The Green Wing and Episodes star talks about making the leap from acting to writing a children’s book about bereavement, and grieving for Helen McCrory and Paul Ritter

“It’s hard to say this without sounding like a dick,” begins the actor Stephen Mangan taking a sip of his black coffee, steeling himself. “But if you’re sensitive – OK, already I sound like a dick, but go with me – and you have trouble revealing that day to day, acting is a great way to deal with it. And if you find people interesting but don’t always know how to deal with them, writing is a great way to explore them from a sniper’s range.”

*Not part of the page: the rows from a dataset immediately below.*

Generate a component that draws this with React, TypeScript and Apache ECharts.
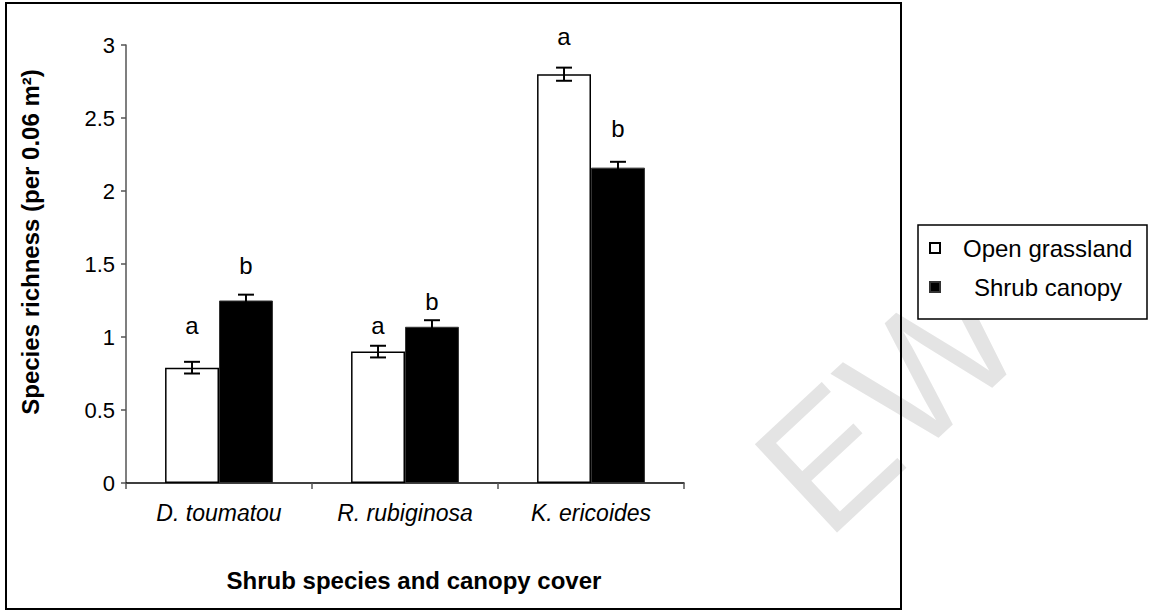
import React, { useEffect, useRef } from "react";
import * as echarts from "echarts";

const categories = ["D. toumatou", "R. rubiginosa", "K. ericoides"];
const seriesNames = ["Open grassland", "Shrub canopy"];
const openValues = [0.79, 0.9, 2.8];
const shrubValues = [1.25, 1.07, 2.16];
const openErrors = [0.04, 0.04, 0.045];
const shrubErrors = [0.04, 0.045, 0.04];
const openLetters = ["a", "a", "a"];
const shrubLetters = ["b", "b", "b"];
const openLetterPos = [1.08, 1.08, 3.06];
const shrubLetterPos = [1.49, 1.24, 2.43];
const yMin = 0;
const yMax = 3;
const yInterval = 0.5;
const yAxisTitle = "Species richness (per 0.06 m²)";
const xAxisTitle = "Shrub species and canopy cover";
const watermarkText = "EW";

const FONT = "'Liberation Sans', Arial, sans-serif";

function errorSeries(values: number[], errors: number[], letters: string[], letterPos: number[], side: number) {
  return {
    type: "custom",
    coordinateSystem: "cartesian2d",
    clip: false,
    silent: true,
    z: 5,
    encode: { x: 0, y: 1 },
    data: values.map((v, i) => [i, v, errors[i], letterPos[i]]),
    renderItem: (params: any, api: any) => {
      const ci = api.value(0);
      const v = api.value(1);
      const e = api.value(2);
      const lp = api.value(3);
      const band = api.size([1, 0])[0];
      const top = api.coord([ci, v + e]);
      const bot = api.coord([ci, v - e]);
      const x = top[0] + side * band * 0.145;
      const lpt = api.coord([ci, lp]);
      const cap = 8;
      const st = { stroke: "#000", lineWidth: 2 };
      return {
        type: "group",
        children: [
          { type: "line", shape: { x1: x, y1: top[1], x2: x, y2: bot[1] }, style: st },
          { type: "line", shape: { x1: x - cap, y1: top[1], x2: x + cap, y2: top[1] }, style: st },
          { type: "line", shape: { x1: x - cap, y1: bot[1], x2: x + cap, y2: bot[1] }, style: st },
          {
            type: "text",
            x: x,
            y: lpt[1],
            style: {
              text: letters[params.dataIndex],
              textAlign: "center",
              textVerticalAlign: "middle",
              fontSize: 24,
              fontFamily: FONT,
              fill: "#000",
            },
          },
        ],
      };
    },
  };
}

export default function App() {
  const ref = useRef<HTMLDivElement>(null);
  useEffect(() => {
    if (!ref.current) return;
    const chart = echarts.init(ref.current, null, { renderer: "svg" });
    const option: any = {
      animation: false,
      backgroundColor: "#fff",
      textStyle: { fontFamily: FONT },
      grid: { left: 126, right: 465, top: 45, bottom: 128, containLabel: false },
      legend: {
        orient: "vertical",
        left: 929,
        top: 236,
        padding: 0,
        itemWidth: 10,
        itemHeight: 10,
        itemGap: 15,
        icon: "rect",
        data: seriesNames,
        formatter: (name: string) => (name === seriesNames[0] ? `{a|${name}}` : `{b|${name}}`),
        textStyle: {
          fontSize: 24,
          color: "#000",
          fontFamily: FONT,
          rich: {
            a: { fontSize: 24, fontFamily: FONT, color: "#000", padding: [0, 0, 0, 18] },
            b: { fontSize: 24, fontFamily: FONT, color: "#000", padding: [0, 0, 0, 29] },
          },
        },
      },
      xAxis: {
        type: "category",
        data: categories,
        axisLine: { lineStyle: { color: "#000", width: 1.5 } },
        axisTick: { show: true, alignWithLabel: false, length: 6, lineStyle: { color: "#555", width: 1.5 } },
        axisLabel: {
          fontSize: 23,
          fontStyle: "italic",
          color: "#000",
          margin: 18,
          fontFamily: FONT,
        },
      },
      yAxis: {
        type: "value",
        min: yMin,
        max: yMax,
        interval: yInterval,
        splitLine: { show: false },
        axisLine: { show: true, lineStyle: { color: "#555", width: 1.5 } },
        axisTick: { show: true, length: 5, lineStyle: { color: "#555", width: 1.5 } },
        axisLabel: { fontSize: 22, color: "#000", margin: 11, fontFamily: FONT },
      },
      series: [
        {
          name: seriesNames[0],
          type: "bar",
          data: openValues,
          barGap: "0%",
          barCategoryGap: "42%",
          itemStyle: { color: "#fff", borderColor: "#000", borderWidth: 1.5 },
        },
        {
          name: seriesNames[1],
          type: "bar",
          data: shrubValues,
          barGap: "0%",
          barCategoryGap: "42%",
          itemStyle: { color: "#000", borderColor: "#333", borderWidth: 1 },
        },
        errorSeries(openValues, openErrors, openLetters, openLetterPos, -1),
        errorSeries(shrubValues, shrubErrors, shrubLetters, shrubLetterPos, 1),
      ],
      graphic: [
        {
          type: "text",
          x: 845,
          y: 562,
          rotation: 0.75,
          z: -10,
          silent: true,
          style: {
            text: watermarkText,
            fontSize: 175,
            fontFamily: FONT,
            fill: "#e4e4e4",
            textVerticalAlign: "bottom",
          },
        },
        {
          type: "rect",
          shape: { x: 6, y: 3, width: 895, height: 606 },
          style: { fill: "none", stroke: "#000", lineWidth: 2 },
          z: 1,
        },
        {
          type: "rect",
          shape: { x: 918, y: 225, width: 229, height: 94 },
          style: { fill: "#fff", stroke: "#000", lineWidth: 1.5 },
          z: 1,
        },
        {
          type: "text",
          x: 30,
          y: 242,
          rotation: Math.PI / 2,
          style: {
            text: yAxisTitle,
            fontSize: 24,
            fontWeight: "bold",
            fontFamily: FONT,
            fill: "#000",
            textAlign: "center",
            textVerticalAlign: "middle",
          },
          z: 2,
        },
        {
          type: "text",
          x: 414,
          y: 580,
          style: {
            text: xAxisTitle,
            fontSize: 24,
            fontWeight: "bold",
            fontFamily: FONT,
            fill: "#000",
            textAlign: "center",
            textVerticalAlign: "middle",
          },
          z: 2,
        },
      ],
    };
    chart.setOption(option);
    return () => chart.dispose();
  }, []);
  return (
    <div
      ref={ref}
      style={{ position: "fixed", left: 0, top: 0, width: 1149, height: 611, background: "#fff" }}
    />
  );
}
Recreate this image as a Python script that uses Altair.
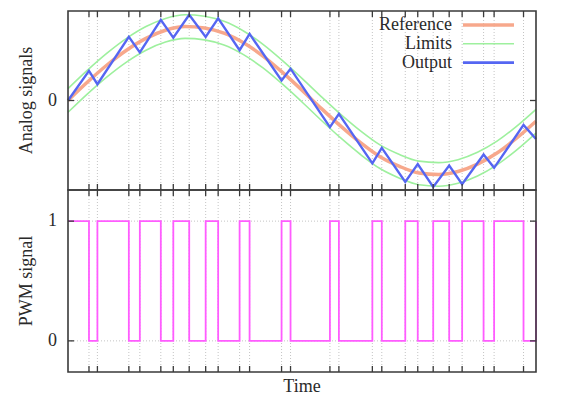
import altair as alt
import pandas as pd

# ---- data ----
switch_t = [0.269, 0.377, 0.780, 0.921, 1.190, 1.350, 1.554, 1.765, 1.925, 2.200,
            2.328, 2.738, 2.853, 3.358, 3.473, 3.902, 4.023, 4.324, 4.484, 4.682,
            4.887, 5.053, 5.328, 5.463, 5.840]

output_t = [0.0] + switch_t + [6.0]
output_v = [0.00, 0.40, 0.22, 0.86, 0.65, 1.09, 0.85, 1.16, 0.86, 1.11,
            0.68, 0.90, 0.27, 0.43, -0.36, -0.18, -0.85, -0.64, -1.10, -0.86,
            -1.17, -0.88, -1.13, -0.73, -0.91, -0.33, -0.52]

pwm_t = [0.0] + switch_t + [6.0]
pwm_v = [1, 0, 1, 0, 1, 0, 1, 0, 1, 0, 1, 0, 1, 0, 1, 0, 1, 0, 1, 0, 1, 0, 1, 0, 1, 0, 1]

ref_t = [0.0, 0.25, 0.5, 0.75, 1.0, 1.25, 1.5, 1.75, 2.0, 2.25, 2.5, 2.75, 3.0,
         3.25, 3.5, 3.75, 4.0, 4.25, 4.5, 4.75, 5.0, 5.25, 5.5, 5.75, 6.0]
ref_v = [0.00, 0.25, 0.48, 0.68, 0.84, 0.95, 1.00, 0.98, 0.91, 0.78, 0.60, 0.38, 0.14,
         -0.11, -0.35, -0.57, -0.76, -0.89, -0.98, -1.00, -0.96, -0.86, -0.71, -0.51, -0.28]
upper_v = [0.16, 0.41, 0.64, 0.84, 1.00, 1.11, 1.16, 1.14, 1.07, 0.94, 0.76, 0.54, 0.30,
           0.05, -0.19, -0.41, -0.60, -0.73, -0.82, -0.84, -0.80, -0.70, -0.55, -0.35, -0.12]
lower_v = [-0.16, 0.09, 0.32, 0.52, 0.68, 0.79, 0.84, 0.82, 0.75, 0.62, 0.44, 0.22, -0.02,
           -0.27, -0.51, -0.73, -0.92, -1.05, -1.14, -1.16, -1.12, -1.02, -0.87, -0.67, -0.44]

legend_labels = ["Reference", "Limits", "Output"]
analog_ticks = [0]
analog_tick_labels = ["0"]
pwm_ticks = [0, 1]
pwm_tick_labels = ["0", "1"]
title_top = "Analog signals"
title_bottom = "PWM signal"
title_x = "Time"

# ---- styles ----
FONT = "Liberation Serif"
FS = 18
TXT = "#2a2a2a"
C_REF = "#f7a88c"
C_LIM = "#9ef09e"
C_OUT = "#5566f2"
C_PWM = "#ff5cff"
C_GRID = "#c4c4c4"
C_FRAME = "#3a3a3a"
W, H1, H2 = 468, 179, 182
TICK = 6

xscale = alt.Scale(domain=[0, 6], nice=False, zero=False)
y1scale = alt.Scale(domain=[-1.21, 1.21], nice=False, zero=False)
y2scale = alt.Scale(domain=[-0.26, 1.26], nice=False, zero=False)

sw = pd.DataFrame({"t": switch_t})
ref_df = pd.DataFrame({"t": ref_t, "ref": ref_v, "up": upper_v, "lo": lower_v})
out_df = pd.DataFrame({"t": output_t, "v": output_v})
pwm_df = pd.DataFrame({"t": pwm_t, "v": pwm_v})
one = pd.DataFrame({"a": [0]})


def X(field="t"):
    return alt.X(f"{field}:Q", scale=xscale, axis=None)


def panel_grid(H, yscale, yticks):
    yt = pd.DataFrame({"y": yticks})
    return [
        alt.Chart(sw).mark_rule(color=C_GRID, strokeDash=[1, 2], strokeWidth=1).encode(
            x=X(), y=alt.value(0), y2=alt.value(H)),
        alt.Chart(yt).mark_rule(color=C_GRID, strokeDash=[1, 2], strokeWidth=1).encode(
            y=alt.Y("y:Q", scale=yscale, axis=None), x=alt.value(0), x2=alt.value(W)),
    ]


def panel_frame(H, yscale, yticks, ylabels, title):
    yt = pd.DataFrame({"y": yticks, "lab": ylabels})
    tk = dict(color=C_FRAME, strokeWidth=1.3)
    return [
        alt.Chart(sw).mark_rule(**tk).encode(x=X(), y=alt.value(0), y2=alt.value(TICK)),
        alt.Chart(sw).mark_rule(**tk).encode(x=X(), y=alt.value(H - TICK), y2=alt.value(H)),
        alt.Chart(yt).mark_rule(**tk).encode(
            y=alt.Y("y:Q", scale=yscale, axis=None), x=alt.value(0), x2=alt.value(TICK)),
        alt.Chart(yt).mark_rule(**tk).encode(
            y=alt.Y("y:Q", scale=yscale, axis=None), x=alt.value(W - TICK), x2=alt.value(W)),
        alt.Chart(one).mark_rect(filled=False, stroke=C_FRAME, strokeWidth=1.6).encode(
            x=alt.value(0), x2=alt.value(W), y=alt.value(0), y2=alt.value(H)),
        # tick labels
        alt.Chart(yt).mark_text(align="right", baseline="middle", font=FONT, fontSize=FS,
                                color=TXT, clip=False).encode(
            y=alt.Y("y:Q", scale=yscale, axis=None), x=alt.value(-11), text="lab:N"),
        # axis title
        alt.Chart(one).mark_text(align="center", baseline="middle", angle=270, font=FONT,
                                 fontSize=FS, color=TXT, clip=False).encode(
            x=alt.value(-41), y=alt.value(H / 2), text=alt.value(title)),
    ]


# ---- top panel ----
# invisible box that fixes the outer extent of the drawing
extent_box = alt.Chart(one).mark_rect(fillOpacity=0, strokeOpacity=0, clip=False).encode(
    x=alt.value(-60), x2=alt.value(W + 10), y=alt.value(-3), y2=alt.value(385))

top_layers = [extent_box] + panel_grid(H1, y1scale, analog_ticks)
top_layers += [
    alt.Chart(ref_df).mark_line(color=C_LIM, strokeWidth=1.6, interpolate="monotone").encode(
        x=X(), y=alt.Y("up:Q", scale=y1scale, axis=None)),
    alt.Chart(ref_df).mark_line(color=C_LIM, strokeWidth=1.6, interpolate="monotone").encode(
        x=X(), y=alt.Y("lo:Q", scale=y1scale, axis=None)),
    alt.Chart(ref_df).mark_line(color=C_REF, strokeWidth=3.5, interpolate="monotone").encode(
        x=X(), y=alt.Y("ref:Q", scale=y1scale, axis=None)),
    alt.Chart(out_df).mark_line(color=C_OUT, strokeWidth=2.4).encode(
        x=X(), y=alt.Y("v:Q", scale=y1scale, axis=None)),
]
leg_colors = [C_REF, C_LIM, C_OUT]
leg_widths = [3.5, 1.6, 2.6]
for i, lab in enumerate(legend_labels):
    yy = 14 + 18.8 * i
    top_layers.append(alt.Chart(one).mark_text(align="right", baseline="middle", font=FONT,
                                               fontSize=FS, color=TXT).encode(
        x=alt.value(384), y=alt.value(yy), text=alt.value(lab)))
    top_layers.append(alt.Chart(one).mark_rule(color=leg_colors[i], strokeWidth=leg_widths[i]).encode(
        x=alt.value(395), x2=alt.value(446), y=alt.value(yy)))
top_layers += panel_frame(H1, y1scale, analog_ticks, analog_tick_labels, title_top)

top = alt.layer(*top_layers).properties(width=W, height=H1)

# ---- bottom panel ----
bot_layers = panel_grid(H2, y2scale, pwm_ticks)
bot_layers += [
    alt.Chart(pwm_df).mark_line(color=C_PWM, strokeWidth=1.8, interpolate="step-after").encode(
        x=X(), y=alt.Y("v:Q", scale=y2scale, axis=None)),
]
bot_layers += panel_frame(H2, y2scale, pwm_ticks, pwm_tick_labels, title_bottom)
bot_layers.append(alt.Chart(one).mark_text(align="center", baseline="alphabetic", font=FONT,
                                           fontSize=FS, color=TXT, clip=False).encode(
    x=alt.value(W / 2), y=alt.value(H2 + 20), text=alt.value(title_x)))
bottom = alt.layer(*bot_layers).properties(width=W, height=H2)

chart = alt.vconcat(top, bottom, spacing=0, bounds="flush").properties(
    background="white",
    padding={"left": 0, "top": 0, "right": 0, "bottom": 0},
).configure_view(stroke=None)

chart.save("out.html", embed_options={"renderer": "svg", "actions": False})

Mangan, 52, and I are sitting outside a cafe, and the endearing wide-eyed goofiness for which he’s known on screen and stage is replaced, in person, by much gentler self-deprecation. We are just around the corner from his house in Primrose Hill, north London, where he lives with his wife, the actor Louise Delamere, and their three young sons. He has lived in the area for more than 30 years and seems to know pretty much everyone – the waiter, passing pedestrians – but despite being surrounded by all that is familiar, there is a palpable nervousness. As an actor, he has given hundreds of interviews, promoting, among many other things, the peerless sitcom Green Wing, the megahit Episodes, co-starring Tamsin Greig and Matt LeBlanc, and – my personal favourite – Hang Ups, the short-lived sitcom he wrote and starred in about a therapist who talks to everyone over Skype (“I did think [during lockdown] that we were really ahead of the game with that one,” he says). But this is one of his first interviews as an author, because Mangan has written a book for primary-age children called Escape the Rooms, illustrated by his sister, Anita Mangan.